Un texte de Jicé écrit en 2010 pour l’exposition : Les saisons du Vin

Peindre, dessiner, photographier, calligraphier ...).

Peindre, dessiner, écrire, photographier, pour la plupart d’entre nous, de Reg-Arts Croisés, cela part de l’observation. Dans mon cas c’est LE point de départ de ma peinture. Et il m’a fallu quelques années pour comprendre ces peintres comme Cézanne qui allaient peindre sur le motif.

Dans ce monde qui nous entoure et nous inonde d’images, il reste que la place essentielle est celle de l’oeil qui fait voir. L’objet du peintre c’est de révéler sa vision aux autres.

La mienne est fragmentée. Je crois que la vision est une question de mémoire. Dans mon souvenir j’accumule des morceaux en vrac. Je les organise dans mon dessin.

Le choix par notre groupe d’un thème de travail comme celui du vin ne m’a pas gêné. Quoi de mieux que des vignobles pour révéler le relief, la courbure des terres. Quels tissages étonnants offre l’orientation des vignes et des piquets.

Tout près, je peux toucher les feuilles des vignes, la peau des ceps, les grappes. Et au fil des ballades, selon les saisons, des choses nous attirent. Ce sont nos galets en été, secs, si rouges parfois, fait de cette quartzite si dure qui s’est rubéfiée ou rayée au cours de sa pérégrination géologique. Ou à l’automne cette grappe écrasée du pied. Ou en hiver ces grappes sèches encore accrochées, si noires dans la neige.
Et parfois des surprises venues au détour de visites, un arrière plan dans une peinture de l’école de Simone Martini, La prédication de saint Jean-Baptiste (vers 1454) de Giovanni di Paolo visible au Petit palais d’Avignon. Dans ce petit panneau,la structure en damier des champs m’évoque celle des vignobles, et je me l’approprie. Comme je m’approprie ce bord de retable vu dans une église de l’arrière pays niçois, où un sarment de vigne tourne autour d’une colonne bleue, portant feuilles et grappes dorées.
Ces souvenirs vont rencontrer des lectures. Et pour unir encore plus ces deux choses, peinture et poème, j’ai voulu réunir le texte et l’image.

A propos de ...

lundi 6 décembre 2010

 

A propos de nos tableaux à plusieurs mains.

COBRA singulier-pluriel : ce livre de 98 m’a sauté en main. J’y ai découvert qu’à la création du groupe en 48, les poètes, peintres, philosophes qui l’intègrent se mettent à écrire et peindre sur les mêmes supports, à deux ou trois, ensembles.

Des « peintures-mots »comme dit Christian Dotremont le fondateur.

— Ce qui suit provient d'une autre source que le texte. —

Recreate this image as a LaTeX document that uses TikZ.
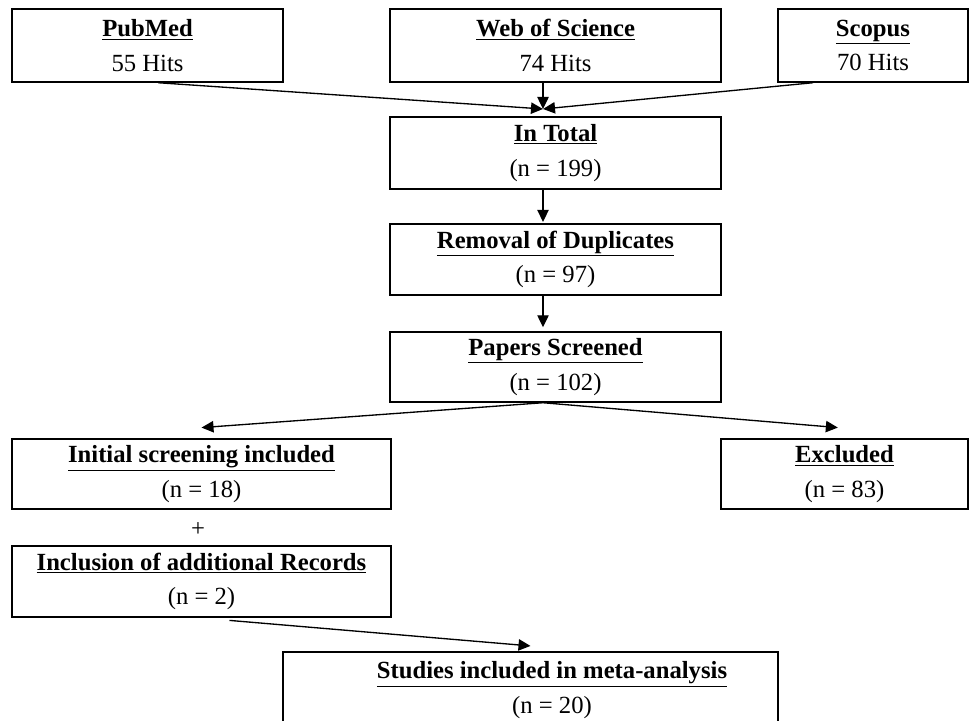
\documentclass[tikz,border=0pt]{standalone}
\usepackage{fontspec}
\setmainfont{Liberation Serif}
\usetikzlibrary{arrows.meta}

\tikzset{
  flowbox/.style={draw, line width=1.1pt, align=center, inner sep=0pt,
    font=\fontsize{18.5}{26}\selectfont},
  flowtext/.style={align=center, inner sep=0pt, font=\fontsize{18.5}{26}\selectfont},
  flowarrow/.style={-{Triangle[length=9pt,width=8.5pt]}, line width=1pt},
}
\newcommand{\boxtitle}[1]{\underline{\textbf{#1}}}

\begin{document}
\begin{tikzpicture}[x=0.75pt, y=-0.75pt]
\useasboundingbox (0,0) rectangle (969,720);
\clip (0,0) rectangle (969,720);
% sources
\node[flowbox, minimum width=203.25pt, minimum height=54.75pt] (pubmed) at (147.5,45.5) {\boxtitle{PubMed}\\55 Hits};
\node[flowbox, minimum width=248.25pt, minimum height=54.75pt] (wos) at (555.5,45.5) {\boxtitle{Web of Science}\\74 Hits};
\node[flowbox, minimum width=142.5pt, minimum height=54.75pt] (scopus) at (873,45.5) {\boxtitle{Scopus}\\70 Hits};
\coordinate (spine) at (543,0);
\coordinate (merge) at (543,109);
% main column
\node[flowbox, minimum width=248.25pt, minimum height=54pt] (total) at (555.5,153) {\boxtitle{In Total}\\(n = 199)};
\node[flowbox, minimum width=248.25pt, minimum height=53.25pt] (removal) at (555.5,259.5) {\boxtitle{Removal of Duplicates}\\(n = 97)};
\node[flowbox, minimum width=248.25pt, minimum height=52.5pt] (papers) at (555.5,367) {\boxtitle{Papers Screened}\\(n = 102)};
% split
\node[flowbox, minimum width=284.25pt, minimum height=52.5pt] (initial) at (201.5,474) {\boxtitle{Initial screening included}\\(n = 18)};
\node[flowbox, minimum width=185.25pt, minimum height=52.5pt] (excluded) at (844.5,474) {\boxtitle{Excluded}\\(n = 83)};
\node[flowtext] (plus) at (198,530) {+};
\node[flowbox, minimum width=284.25pt, minimum height=53.25pt] (inclusion) at (201.5,581.5) {\boxtitle{Inclusion of additional Records}\\(n = 2)};
\node[flowbox, minimum width=371.25pt, minimum height=63pt] (studies) at (530.5,694) {};
\node[flowtext] (studiestext) at (552,690) {\boxtitle{Studies included in meta-analysis}\\(n = 20)};
% arrows
\draw[flowarrow] ([xshift=8pt]pubmed.south) -- (merge);
\draw[flowarrow] (wos.south -| spine) -- (merge);
\draw[flowarrow] ([xshift=-45pt]scopus.south) -- (merge);
\draw[flowarrow] (total.south -| spine) -- ([yshift=1pt]removal.north -| spine);
\draw[flowarrow] (removal.south -| spine) -- ([yshift=3pt]papers.north -| spine);
\draw[flowarrow] (papers.south -| spine) -- ([yshift=8pt]initial.north);
\draw[flowarrow] (papers.south -| spine) -- ([xshift=-5pt,yshift=8pt]excluded.north);
\draw[flowarrow] ([xshift=21pt,yshift=-2pt]inclusion.south) -- ([yshift=4pt]studies.north);
\end{tikzpicture}
\end{document}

Et Pierre Descargues dans la préface de l’ouvrage précise :

 « c’est pour bien marquer que la création est un partage que dès la fondation de COBRA il y eu abondance d’œuvres collectives. »

Je pense qu’il y a eu avant ou après, voisines en esprit, de telles actions, sans doute. Mais je sens que nous avons attrapé le témoin d’une course toujours vivante.